The “OK” hand gesture, which was originally used to indicate all is well, was classified as a symbol of hate by the Anti-Defamation League in 2019, for its association with white supremacy.
However, according to the Oregon State Police Department, the trooper did not flash the signal that “some could interpret as racist or sympathizing with racist ideology.” Instead, police said the trooper “was simply checking on the man’s status,” using the symbol to make sure the man was “OK.”
In a video released by police, titled, “OSP addressing false accusation,” bodycam footage showed the counter-protester getting knocked down by a protester, who has been identified as Christopher Davis, 50. (Davis has been charged with disorderly conduct and harassment). About 55 seconds later, the officer approaches the man, flashes the signal, and the counter-protester pats him on the back.

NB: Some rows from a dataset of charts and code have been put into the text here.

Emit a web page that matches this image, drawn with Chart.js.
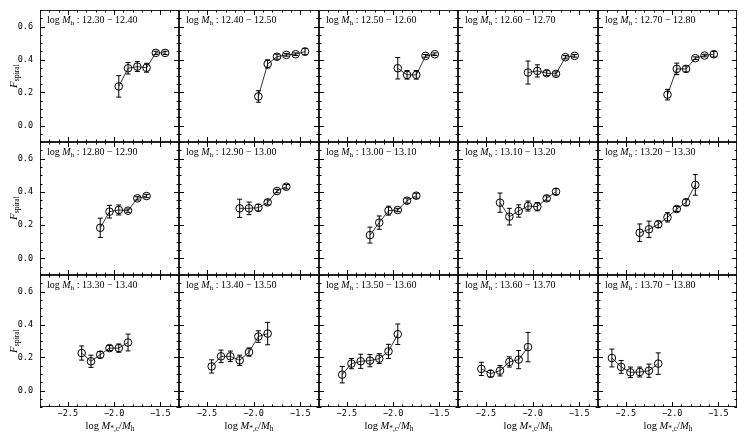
<!DOCTYPE html>
<html>
<head>
<meta charset="utf-8">
<style>
  body { margin: 0; background: #fff; }
  #fig { position: relative; width: 747px; height: 442px; overflow: hidden; }
  .cv { position: absolute; }
  .txt { position: absolute; font-family: "Liberation Serif", serif; color: #000; white-space: nowrap; line-height: 1; }
  .txt sub { font-size: 70%; vertical-align: -0.25em; }
  .ann { font-size: 10px; }
  .ytitle { font-size: 11px; transform: translate(-50%, -50%) rotate(-90deg); }
  .xtitle { font-size: 10.5px; transform: translate(-50%, -50%); }
</style>
</head>
<body>
<div id="fig"></div>

<script src="https://cdn.jsdelivr.net/npm/chart.js"></script>

<script>
    // halo mass bins, one per panel (row by row)
    const haloBins = ['12.30 \u2212 12.40', '12.40 \u2212 12.50', '12.50 \u2212 12.60', '12.60 \u2212 12.70', '12.70 \u2212 12.80',
                      '12.80 \u2212 12.90', '12.90 \u2212 13.00', '13.00 \u2212 13.10', '13.10 \u2212 13.20', '13.20 \u2212 13.30',
                      '13.30 \u2212 13.40', '13.40 \u2212 13.50', '13.50 \u2212 13.60', '13.60 \u2212 13.70', '13.70 \u2212 13.80']

    // log M*,c / Mh (bin centres)
    const ratioX = [
        [-1.95, -1.85, -1.75, -1.65, -1.55, -1.45],
        [-1.95, -1.85, -1.75, -1.65, -1.55, -1.45],
        [-1.95, -1.85, -1.75, -1.65, -1.55],
        [-2.05, -1.95, -1.85, -1.75, -1.65, -1.55],
        [-2.05, -1.95, -1.85, -1.75, -1.65, -1.55],
        [-2.15, -2.05, -1.95, -1.85, -1.75, -1.65],
        [-2.15, -2.05, -1.95, -1.85, -1.75, -1.65],
        [-2.25, -2.15, -2.05, -1.95, -1.85, -1.75],
        [-2.35, -2.25, -2.15, -2.05, -1.95, -1.85, -1.75],
        [-2.35, -2.25, -2.15, -2.05, -1.95, -1.85, -1.75],
        [-2.35, -2.25, -2.15, -2.05, -1.95, -1.85],
        [-2.45, -2.35, -2.25, -2.15, -2.05, -1.95, -1.85],
        [-2.55, -2.45, -2.35, -2.25, -2.15, -2.05, -1.95],
        [-2.55, -2.45, -2.35, -2.25, -2.15, -2.05],
        [-2.65, -2.55, -2.45, -2.35, -2.25, -2.15]
    ]

    // spiral fraction
    const fSpiral = [
        [0.237, 0.347, 0.357, 0.350, 0.440, 0.440],
        [0.176, 0.373, 0.417, 0.428, 0.432, 0.448],
        [0.347, 0.307, 0.307, 0.422, 0.432],
        [0.321, 0.331, 0.317, 0.313, 0.414, 0.422],
        [0.187, 0.343, 0.343, 0.408, 0.424, 0.432],
        [0.184, 0.281, 0.291, 0.287, 0.361, 0.375],
        [0.301, 0.301, 0.305, 0.337, 0.405, 0.431],
        [0.140, 0.215, 0.287, 0.291, 0.347, 0.377],
        [0.335, 0.251, 0.285, 0.315, 0.311, 0.361, 0.401],
        [0.154, 0.175, 0.205, 0.247, 0.297, 0.337, 0.442],
        [0.227, 0.177, 0.217, 0.257, 0.257, 0.291],
        [0.146, 0.207, 0.207, 0.183, 0.233, 0.327, 0.345],
        [0.096, 0.163, 0.177, 0.181, 0.193, 0.237, 0.341],
        [0.131, 0.102, 0.120, 0.173, 0.187, 0.263],
        [0.197, 0.143, 0.110, 0.112, 0.120, 0.163]
    ]

    // 1-sigma errors
    const fErr = [
        [0.065, 0.035, 0.030, 0.027, 0.010, 0.010],
        [0.035, 0.025, 0.015, 0.008, 0.008, 0.020],
        [0.065, 0.026, 0.026, 0.008, 0.008],
        [0.070, 0.037, 0.015, 0.012, 0.010, 0.008],
        [0.032, 0.035, 0.018, 0.008, 0.008, 0.017],
        [0.058, 0.038, 0.030, 0.010, 0.010, 0.010],
        [0.055, 0.038, 0.020, 0.015, 0.010, 0.013],
        [0.048, 0.040, 0.027, 0.010, 0.015, 0.015],
        [0.058, 0.050, 0.037, 0.030, 0.025, 0.015, 0.018],
        [0.053, 0.049, 0.020, 0.028, 0.015, 0.020, 0.062],
        [0.043, 0.037, 0.020, 0.015, 0.025, 0.051],
        [0.040, 0.038, 0.032, 0.031, 0.025, 0.035, 0.068],
        [0.050, 0.031, 0.043, 0.037, 0.030, 0.043, 0.062],
        [0.040, 0.020, 0.032, 0.031, 0.055, 0.089],
        [0.054, 0.039, 0.032, 0.030, 0.040, 0.065]
    ]

    const xTicks = [-2.5, -2.0, -1.5]
    const yTicks = [0.0, 0.2, 0.4, 0.6]

    const fig = document.getElementById('fig')
    const lefts = [40, 179, 319, 458, 598, 737]
    const tops = [10, 142, 275, 407]
    const NCOL = 5

    const fmt = v => (v < 0 ? '\u2212' : '') + Math.abs(v).toFixed(1)

    // error bars, frame and inward ticks on all sides
    const panelDeco = {
        id: 'panelDeco',
        beforeDatasetsDraw(chart) {
            const {ctx, scales: {x, y}} = chart
            const ds = chart.data.datasets[0]
            const errs = chart.options.plugins.panelDeco.errors
            ctx.save()
            ctx.strokeStyle = '#000'
            ctx.lineWidth = 1
            ds.data.forEach((p, i) => {
                const px = x.getPixelForValue(p.x)
                const t = y.getPixelForValue(p.y + errs[i])
                const b = y.getPixelForValue(p.y - errs[i])
                ctx.beginPath()
                ctx.moveTo(px, t); ctx.lineTo(px, b)
                ctx.moveTo(px - 2.5, t); ctx.lineTo(px + 2.5, t)
                ctx.moveTo(px - 2.5, b); ctx.lineTo(px + 2.5, b)
                ctx.stroke()
            })
            ctx.restore()
        },
        afterDraw(chart) {
            const {ctx, chartArea: a, scales: {x, y}} = chart
            ctx.save()
            ctx.strokeStyle = '#222'
            ctx.lineWidth = 1
            ctx.strokeRect(a.left + 0.5, a.top + 0.5, a.right - a.left - 1, a.bottom - a.top - 1)
            ctx.strokeStyle = '#000'
            ctx.beginPath()
            for (let k = -28; k <= -13; k++) {
                const v = k / 10
                const len = xTicks.some(t => Math.abs(t - v) < 1e-6) ? 5 : 2.5
                const px = Math.round(x.getPixelForValue(v)) + 0.5
                ctx.moveTo(px, a.bottom); ctx.lineTo(px, a.bottom - len)
                ctx.moveTo(px, a.top); ctx.lineTo(px, a.top + len)
            }
            for (let k = -2; k <= 14; k++) {
                const v = k / 20
                const len = yTicks.some(t => Math.abs(t - v) < 1e-6) ? 5 : 2.5
                const py = Math.round(y.getPixelForValue(v)) + 0.5
                ctx.moveTo(a.left, py); ctx.lineTo(a.left + len, py)
                ctx.moveTo(a.right, py); ctx.lineTo(a.right - len, py)
            }
            ctx.stroke()
            ctx.restore()
        }
    }

    const tickFont = {family: '"DejaVu Sans Mono", monospace', size: 8.5}

    const noPad = s => { s.paddingTop = 0; s.paddingBottom = 0; s.paddingLeft = 0; s.paddingRight = 0 }

    haloBins.forEach((bin, n) => {
        const r = Math.floor(n / NCOL), c = n % NCOL
        const left = c === 0 ? 0 : lefts[c]
        const w = lefts[c + 1] - left
        const h = (r === 2 ? 442 : tops[r + 1]) - tops[r]

        const wrap = document.createElement('div')
        wrap.className = 'cv'
        wrap.style.left = left + 'px'
        wrap.style.top = tops[r] + 'px'
        wrap.style.width = w + 'px'
        wrap.style.height = h + 'px'
        const canvas = document.createElement('canvas')
        wrap.append(canvas)
        fig.append(wrap)

        new Chart(canvas, {
            type: 'scatter',
            data: {
                datasets: [{
                    data: ratioX[n].map((v, i) => ({x: v, y: fSpiral[n][i]})),
                    showLine: true,
                    borderColor: '#000',
                    borderWidth: 0.8,
                    pointRadius: 3.8,
                    pointBorderWidth: 1,
                    pointBorderColor: '#000',
                    pointBackgroundColor: 'rgba(0,0,0,0)'
                }]
            },
            options: {
                responsive: true,
                maintainAspectRatio: false,
                animation: false,
                layout: {padding: 0, autoPadding: false},
                plugins: {legend: {display: false}, tooltip: {enabled: false}, panelDeco: {errors: fErr[n]}},
                scales: {
                    x: {
                        type: 'linear', min: -2.8, max: -1.3,
                        display: r === 2,
                        grid: {display: false, drawTicks: false},
                        border: {display: false},
                        afterBuildTicks: s => { s.ticks = xTicks.map(v => ({value: v})) },
                        afterFit: s => { s.height = r === 2 ? 35 : 0; noPad(s) },
                        ticks: {color: '#000', font: tickFont, padding: 2, maxRotation: 0, callback: fmt}
                    },
                    y: {
                        type: 'linear', min: -0.1, max: 0.7,
                        display: c === 0,
                        grid: {display: false, drawTicks: false},
                        border: {display: false},
                        afterBuildTicks: s => { s.ticks = yTicks.map(v => ({value: v})) },
                        afterFit: s => { s.width = c === 0 ? 40 : 0; noPad(s) },
                        ticks: {color: '#000', font: tickFont, padding: 7, callback: fmt}
                    }
                }
            },
            plugins: [panelDeco]
        })

        const ann = document.createElement('div')
        ann.className = 'txt ann'
        ann.style.left = (lefts[c] + 7) + 'px'
        ann.style.top = (tops[r] + 5) + 'px'
        ann.innerHTML = 'log <i>M</i><sub>h</sub> : ' + bin
        fig.append(ann)

        if (r === 2) {
            const xt = document.createElement('div')
            xt.className = 'txt xtitle'
            xt.style.left = (lefts[c] + 70) + 'px'
            xt.style.top = '427px'
            xt.innerHTML = 'log <i>M</i><sub>*,c</sub>/<i>M</i><sub>h</sub>'
            fig.append(xt)
        }
        if (c === 0) {
            const yt = document.createElement('div')
            yt.className = 'txt ytitle'
            yt.style.left = '14px'
            yt.style.top = (tops[r] + 66) + 'px'
            yt.innerHTML = '<i>F</i><sub>spiral</sub>'
            fig.append(yt)
        }
    })
</script>
</body>
</html>
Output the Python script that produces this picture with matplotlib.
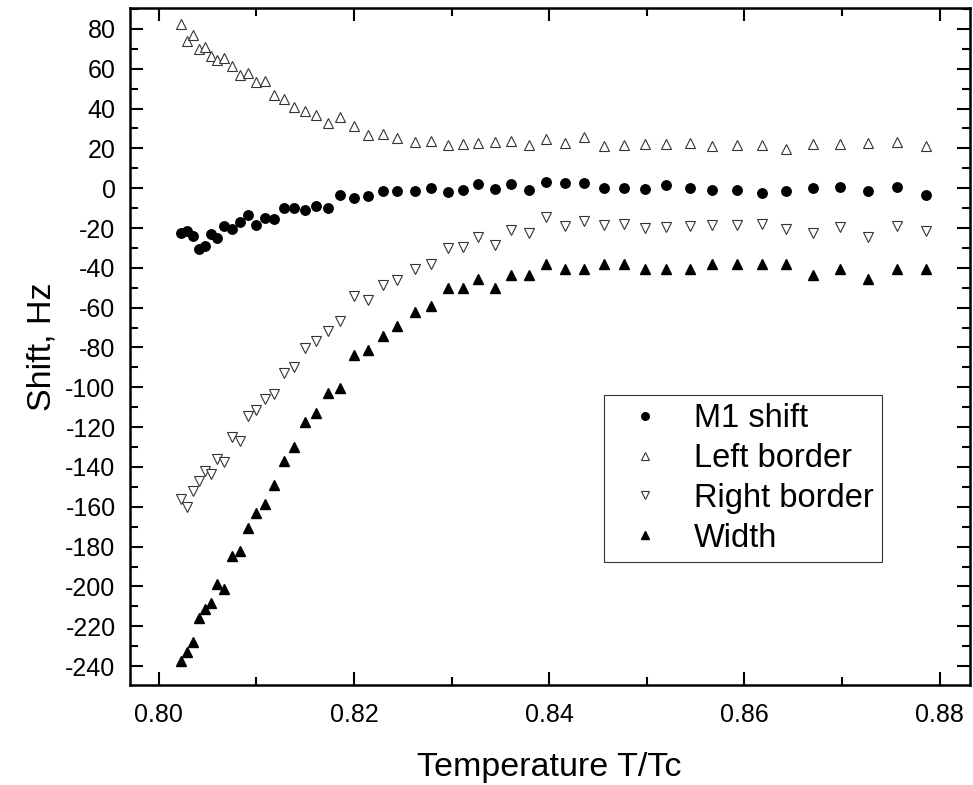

— Nat 🌻 (@ToshiiLynn) July 5, 2020
“Best available evidence indicates the trooper was simply checking on the man’s status and used the universal signal to signify this inquiry, which the man gestured he was- then patted this trooper and a second trooper on their shoulders in an apparent signal of appreciation. The man was the victim of a crime,” the police said.
“OSP condemns all racist behaviors and does not allow white supremacist behaviors by our officers and staff. The OSP Trooper identified in this video did not engage in any white supremacy behavior,” implicity or explicit,” the State Police said in a statement.
“We appreciate that the public would be concerned and rightfully outraged if an OSP trooper were to flash an offensive gesture. We would share in that outrage and concern. In this instance, we would ask the public await the complete information before condemning a trooper with an irreparable and harmful label.”